MINNEAPOLIS — One of Williams Arena’s many charms are the steel girders that obstruct views in the farthest reaches of the gym’s lower bowl, a relic of the arena’s 88-year-old design.

For what they witnessed in each stage of Michigan’s surprisingly competitive 82-74 win on Wednesday, many of those who dared enter The Barn to watch the Golden Gophers, now 0-12 in Big Ten play, had cause at numerous points throughout the night to crawl into the corners and hide behind the stanchions.

The Wolverines began and finished with the same ineptitude they displayed in recent blowout losses to Indiana and Michigan State, as junior forward Zak Irvin finished a possession devoid of motion with a 14-foot airball and Michigan picked up an uncharacteristic five fouls in the game’s first six minutes.

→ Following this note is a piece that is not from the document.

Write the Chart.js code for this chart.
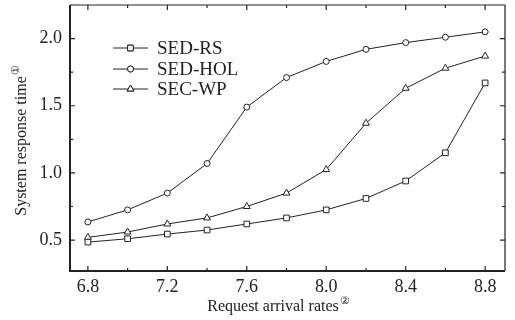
<!DOCTYPE html>
<html>
<head>
<meta charset="utf-8">
<script src="https://cdn.jsdelivr.net/npm/chart.js@4"></script>
<style>
  html, body { margin: 0; padding: 0; background: #fff; }
  #wrap { width: 515px; height: 320px; }
</style>
</head>
<body>
<div id="wrap"><canvas id="chart" width="515" height="320"></canvas></div>
<script>
// arrival rates (x axis)
const rates = [6.8, 7.0, 7.2, 7.4, 7.6, 7.8, 8.0, 8.2, 8.4, 8.6, 8.8];
// response time per method
const sedRS = [0.485, 0.51, 0.545, 0.575, 0.62, 0.665, 0.725, 0.81, 0.94, 1.15, 1.67];
const sedHOL = [0.635, 0.725, 0.85, 1.07, 1.49, 1.71, 1.83, 1.92, 1.97, 2.01, 2.05];
const secWP = [0.52, 0.56, 0.62, 0.665, 0.75, 0.85, 1.025, 1.37, 1.63, 1.78, 1.87];
const seriesNames = ['SED-RS', 'SED-HOL', 'SEC-WP'];
const xTicks = [6.8, 7.2, 7.6, 8.0, 8.4, 8.8];
const yTicks = [0.5, 1.0, 1.5, 2.0];

const serif = '"Liberation Serif", "Times New Roman", "DejaVu Serif", serif';
const ink = '#222';

const toPoints = vals => vals.map((v, i) => ({ x: rates[i], y: v }));

function makeSet(label, vals, style, r) {
    return {
        label: label,
        data: toPoints(vals),
        borderColor: ink,
        borderWidth: 1,
        pointStyle: style,
        pointRadius: r,
        pointBackgroundColor: '#fff',
        pointBorderColor: ink,
        pointBorderWidth: 1,
        tension: 0
    };
}

// frame, inward ticks, legend and axis titles
const decor = {
    id: 'decor',
    afterDraw(chart) {
        const ctx = chart.ctx;
        const a = chart.chartArea;
        const xs = chart.scales.x, ys = chart.scales.y;
        ctx.save();
        ctx.strokeStyle = ink;

        // frame
        ctx.lineWidth = 1.2;
        ctx.beginPath();
        ctx.moveTo(a.left, a.top); ctx.lineTo(a.right, a.top); ctx.lineTo(a.right, a.bottom);
        ctx.stroke();
        ctx.lineWidth = 2;
        ctx.beginPath();
        ctx.moveTo(a.left, a.top); ctx.lineTo(a.left, a.bottom); ctx.lineTo(a.right, a.bottom);
        ctx.stroke();

        // ticks pointing in
        ctx.lineWidth = 1.2;
        for (let v = 6.8; v <= 8.81; v += 0.2) {
            const px = xs.getPixelForValue(v);
            const len = xTicks.some(t => Math.abs(t - v) < 1e-6) ? 5 : 3;
            ctx.beginPath();
            ctx.moveTo(px, a.bottom); ctx.lineTo(px, a.bottom - len);
            ctx.moveTo(px, a.top); ctx.lineTo(px, a.top + len);
            ctx.stroke();
        }
        for (let v = 0.5; v <= 2.01; v += 0.25) {
            const py = ys.getPixelForValue(v);
            const len = yTicks.some(t => Math.abs(t - v) < 1e-6) ? 5 : 3;
            ctx.beginPath();
            ctx.moveTo(a.left, py); ctx.lineTo(a.left + len, py);
            ctx.moveTo(a.right, py); ctx.lineTo(a.right - len, py);
            ctx.stroke();
        }

        // legend inside the plot
        const lx0 = 113, lx1 = 148, tx = 157;
        const rows = [48, 69, 89];
        chart.data.datasets.forEach((ds, i) => {
            const y = rows[i];
            ctx.strokeStyle = ink;
            ctx.lineWidth = 1;
            ctx.beginPath();
            ctx.moveTo(lx0, y); ctx.lineTo(lx1, y);
            ctx.stroke();
            ctx.fillStyle = '#fff';
            Chart.helpers.drawPoint(ctx, {
                pointStyle: ds.pointStyle, radius: ds.pointRadius, borderWidth: 1, rotation: 0
            }, (lx0 + lx1) / 2, y);
            ctx.fill();
            ctx.stroke();
            ctx.fillStyle = ink;
            ctx.font = '19px ' + serif;
            ctx.textBaseline = 'middle';
            ctx.textAlign = 'left';
            ctx.fillText(ds.label, tx, y + 1);
        });

        // x axis title with superscript mark
        ctx.fillStyle = ink;
        ctx.textBaseline = 'alphabetic';
        ctx.font = '16px ' + serif;
        const xt = 'Request arrival rates';
        const w = ctx.measureText(xt).width;
        const cx = 273;
        ctx.textAlign = 'left';
        ctx.fillText(xt, cx - w / 2, 311);
        ctx.font = '11px ' + serif;
        ctx.fillText('②', cx + w / 2 + 1, 304);

        // y axis title rotated
        ctx.save();
        ctx.translate(26, 146);
        ctx.rotate(-Math.PI / 2);
        ctx.font = '16px ' + serif;
        const yt = 'System response time';
        const yw = ctx.measureText(yt).width;
        ctx.fillText(yt, -yw / 2, 0);
        ctx.font = '11px ' + serif;
        ctx.fillText('①', yw / 2 + 1, -7);
        ctx.restore();

        ctx.restore();
    }
};

new Chart(document.getElementById('chart'), {
    type: 'line',
    data: {
        datasets: [
            makeSet(seriesNames[0], sedRS, 'rect', 4),
            makeSet(seriesNames[1], sedHOL, 'circle', 3),
            makeSet(seriesNames[2], secWP, 'triangle', 4)
        ]
    },
    options: {
        responsive: false,
        animation: false,
        layout: { padding: { left: 0, right: 10, top: 4, bottom: 0 } },
        plugins: { legend: { display: false }, tooltip: { enabled: false } },
        scales: {
            x: {
                type: 'linear',
                min: 6.71,
                max: 8.9,
                afterBuildTicks: s => { s.ticks = xTicks.map(v => ({ value: v })); },
                afterFit: s => { s.height = 49; s.paddingLeft = 0; s.paddingRight = 0; },
                grid: { display: false, drawTicks: false },
                border: { display: false },
                ticks: {
                    padding: 5,
                    color: ink,
                    font: { family: serif, size: 18 },
                    callback: v => v.toFixed(1)
                }
            },
            y: {
                min: 0.27,
                max: 2.25,
                afterBuildTicks: s => { s.ticks = yTicks.map(v => ({ value: v })); },
                afterFit: s => { s.width = 70; s.paddingTop = 0; s.paddingBottom = 0; },
                grid: { display: false, drawTicks: false },
                border: { display: false },
                ticks: {
                    padding: 8,
                    color: ink,
                    font: { family: serif, size: 18 },
                    callback: v => v.toFixed(1)
                }
            }
        }
    },
    plugins: [decor]
});
</script>
</body>
</html>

Michigan also devolved into ugliness toward the end of the game, when they let Minnesota whittle their 19-point lead to as little as two. But the cushion was enough, thanks an impressive run of defensive chaos on Minnesota’s part earlier in the game that saw Michigan’s Derrick Walton Jr. put the Wolverines in control, dropping 19 points on a whirlwind of devastating fakes and step-back 3-pointers.

The junior guard, who finished with a career-high 26 points, left Minnesota forward Joey King grasping at thin air on a buzzer-beating 3-pointer that gave Michigan (8-4 Big Ten, 18-7 overall) a 42-28 halftime lead, quieting a sparse crowd that, at the time, had little to celebrate besides free heat on a frigid Minnesota night.

But Michigan lost focus late in the game, committing three consecutive turnovers to prompt a timeout from Michigan coach John Beilein that took a more positive tone than one might expect.

“I was more trying to give them confidence, say, ‘We’re going to win this game and we’re going to execute this play, and we’ve got to get a guy in the lane and play ball,’ ” Beilein said.

The Wolverines fulfilled that prophecy, as sophomore guard Muhammad-Ali Abdur-Rahkman came away with the type of “East Coast” play Beilein frequently exalts, bumping in the paint to draw a foul and finishing at the rim despite contact.

Abdur-Rahkman wasn’t whistled for the offensive foul, and it wasn’t the only controversial non-call he wound up involved in. Minutes later, Minnesota coach Richard Pitino, on the precipice of a win that has evaded him since Big Ten play began in late December, found himself pleading with the referees for a travel call on Abdur-Rahkman, which would have been the fourth disastrous Michigan turnover in a short stretch.

Almost inevitably, Pitino’s pleas and his team’s late-game charge yielded little in way of a final result, as the Wolverines found their stroke from long distance and managed to avoid utter disaster in the form of a loss that might have damaged their NCAA Tournament chances irreparably.

“Those turnovers were really huge,” Beilein said. “That 19-(point) lead isn’t going to stay there. They’re not gonna quit. They’re too quick, and they can score points.

“But all of a sudden, that lead went from 10 or 12 to two or four like this,” Beilein added, snapping his fingers for emphasis.  

A team that lives and dies by the 3-pointer, the Wolverines did exactly what they couldn’t last week while the Hoosiers and Spartans embarrassed them on their home floor. Michigan made 14 treys on the night, helped in no small part by repeated defensive lapses that left redshirt sophomore guard Duncan Robinson alone on the wing on consecutive possessions.

“He hasn’t had a lot of looks like that,” Beilein said. “When you’re in transition, we hope we can get that. He’s trying to figure out his pockets of what he’s got to do — a little harder cut, a little harder run. He had some big baskets as well.

“Sometimes — you’ve seen it — when he’s too open, those are the ones he misses. That was a big make.”

Robinson, as he struggled to do in both losses, drained both attempts and finished 4-for-7 from the field. Sophomore guard Aubrey Dawkins did his part, too, with a run that came midway through the first half, just before Walton took the game into his own hands.

The bursts from Dawkins and Robinson ended up proving entirely necessary, as the Golden Gophers’ unexpected scoring flurry and Irvin’s failure to find his shooting stroke — he finished with four points on 1-for-8 shooting — turned a problem-solving win into a victory that, given the week it followed, wasn’t nearly as convincing as it needed to be.

“The last two games, you know — that wasn’t us,” Walton said. “Tonight was all about getting back to how we did things.”